The member for Calgary Shepard already talked today about the U.K. model. I certainly give tremendous support for the idea of moving in that direction. They have a long tradition of allowing other members to intervene during speeches. In the U.K. Parliament, it is perfectly normal for an MP, or several MPs, to rise while a member is speaking. It is the choice of members whether to yield to another member, and they can have time added back for when they yield for another intervention.
It even takes the Speaker out of it, where the member who has the time slot can manage who speaks. Members can make a speech in three or four minutes, making the main points they want to, and provoke response on the other side. They see other members rise to either rebut a point, to agree with a point or to bring in other information. That is when they really get the back and forth. In their Parliament, it is considered bad form not to yield one's time. Members would be heckled for failing to let other members jump into debate. They can have a seamless transition where there is much back and forth. I would like to see the Canadian Parliament look at how we do that.
Even if we did not go all out that way and adopt the U.K.'s system of interventions within a speech, if nothing else, we could perhaps change the proportion of speech versus questions and comments. Most members could imagine this more easily, to have a speech where they only have five minutes to make the canned points they want to get on the record and then have 10 minutes of questions and comments. This would be a simple change that would not fundamentally change how debate in our chamber is managed, as far as the Speaker and the House leaders go, but it would allow for much more participation and would have a much more edifying and engaged debate.
There are a lot of other ways we could improve debate. Question period itself could be changed to where questions are allotted or when the Speaker recognizes someone to ask a question the member is automatically given two questions, so the questions are always in two-question blocks.
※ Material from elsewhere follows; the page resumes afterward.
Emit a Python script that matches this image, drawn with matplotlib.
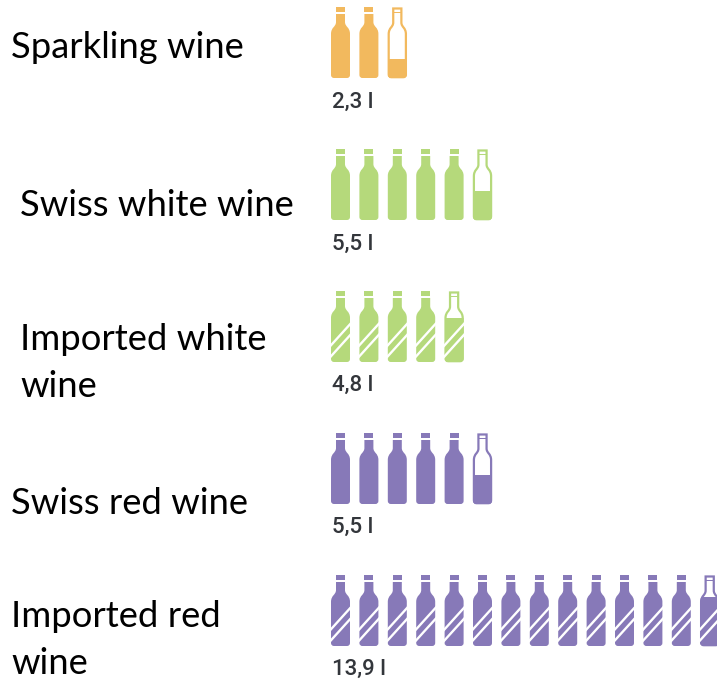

That way, the person who is asking the question can automatically then follow up with another question that is related to the response to the first question.
I want to say something about late shows. We could change late shows to go from a 10-minute slot to five minutes. Without even changing the rubric of the daily routine, we could go from three to five late shows, maybe putting that right after question period. That has been discussed today as maybe not a bad idea. At a minimum, we could open it up so maybe it is two, two, one and one rather than four, four, one and one and get more late shows in.
I do not know if I have time to talk much about committees, but I would ask PROC to look into or study the idea of having committee membership be determined by secret ballot. Rather than having whips supply lists of members for committees, have members actively campaign between their own caucus and other caucuses and be chosen for their subject matter expertise and their ability to work with others. The committee reports would carry more weight, they would be less partisan and they would be driven more toward strong reports that a government would be less able to easily ignore.
I wanted to touch on a lot of the things that have already come up today. We want the public to see that their MPs are able to engage in debate, are able to use their voices in Parliament, to be part of committees that are relevant and that produce reports that will have impact with the government. We can make all these changes, but I would not want to make large, whole-scale changes to the Standing Orders which have served Canadians well for centuries.